Anlässlich der „missglückten“ Kommunalwahlen ordnete die Regierung 1877 an „aus jedem Dorf alle Einwohner namentlich zu melden, die für die katholische Sache tätig waren“. Aus Anrath ist „Dank der Einsicht von Bürgermeister Gierlichs“ keine Anzeige an die Behörde ergangen.
Neben seiner Tätigkeit als Bürgermeister von Anrath und Willich vereinigte Bürgermeister Gierlichs im Laufe der Zeit eine große Anzahl von Ämtern in seiner Hand. Er war 1. Kreisdeputierter, Lokalschulinspektor in Anrath und Willich, 30 Jahre Mitglied und zuletzt Präsident des Kirchenvorstandes. Er starb nach einem erfüllten Leben am 25. Oktober 1887.

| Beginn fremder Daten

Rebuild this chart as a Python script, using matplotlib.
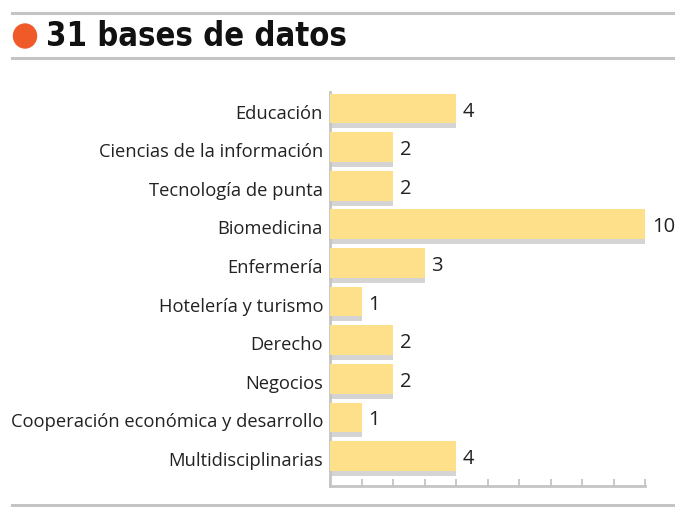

Sein erfolgreicher Einsatz für das Gemeinwohl hat ihm nicht nur Vertrauen und Zuneigung seiner Mitbürger, sondern auch offizielle Ehrungen eingetragen. Zu Lebzeiten erhielt er den Roten Adlerorden IV. Klasse. Nach seinem Tode wurde eine Straße in Anrath nach ihm benannt. Das öffentliche Wirken von Bürgermeister Carl Josef Gierlichs gründete in tiefer Religiosität und in enger Verbundenheit mit der katholischen Kirche. So stiftete die Familie Gierlichs den mit reichem Schnitzwerk ausgestatteten Marienaltar, der noch heute die Pfarrkirche in Anrath schmückt. Im gleichen Geiste stiftete seine jüngste Tochter Mathilde Gierlichs 1926 die große B-Glocke, die 1942 leider zur Kriegsmittelherstellung abgeliefert werden mußte. Die älteste Tochter Elisabeth Gierlichs verheiratete sich 1877 mit dem Gutsbesitzer Jakob von Danwitz auf dem Gelleshof in der Gemeinde Vorst. Da diese Ehe kinderlos blieb und die anderen Töchter unverheiratet waren, leben heute leider keine Nachkommen von Bürgermeister Gierlichs in Anrath.